What this means for human love is that sometimes, we rush to the altar. We are too quick to pronounce a state of heady happiness as ‘fulfillment’. We see the best in others, and are too quick to proclaim this sufficient to achieve the best that God has in mind for us. When we tolerate differences, without any way (or intention) of getting around them, we necessarily settle for the lowest common denominator in order to get along. (I thank both my friend Anne and my Constitution Law lecturer for this epiphany.) The question then arises whether this does us justice; whether ‘getting along’ is actually the closest we can get to happiness, or if, through a little more strife, a little more work, there can be something more golden that awaits us.
There is a reason why Adam proclaims Eve as “this one, at last, is bone of my bone and flesh of my flesh” (Gen 2:23). (It’s not just because she is literally made from his flesh and bone.) It is because with human love that reflects divine love, there is a sense of coming full circle.
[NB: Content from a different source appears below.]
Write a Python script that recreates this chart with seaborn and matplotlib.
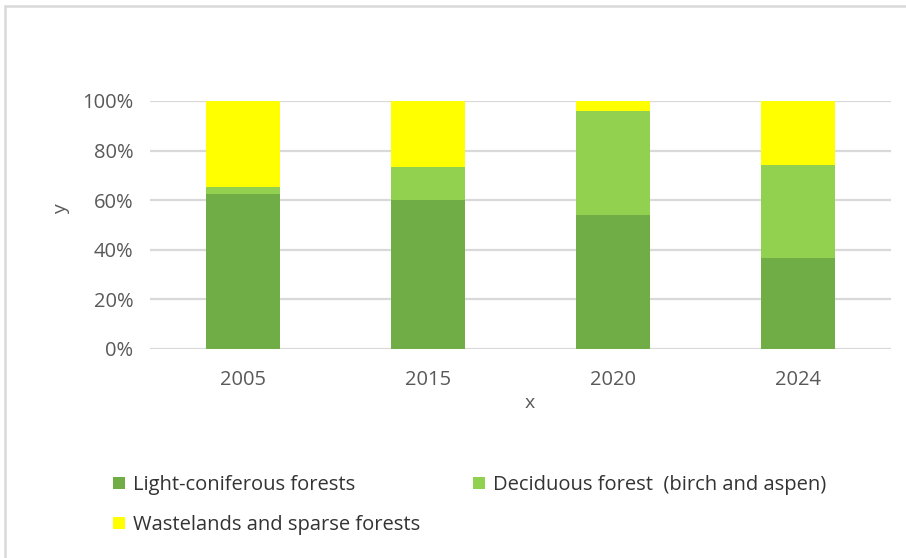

People speak of ‘coming home’; we have found the one in whom we can see, and aspire to, God’s level of love, at last.
Grace has to go both ways. There is a saying that God’s mercy is like the rain, but we must turn our buckets upwards in order to catch the droplets.* We have to open our hearts to the transfiguring power of God’s love, and first understand how much and how He loves us, before we can love others as He loves us.
* These ideas are from the book The Art of Grace: On Moving Well Through Life by Pulitzer Prize-winning journalist Sarah Kaufman. The book is a work of art in itself, which I hope to write about one day but in the meantime highly encourage everyone to pick up someday.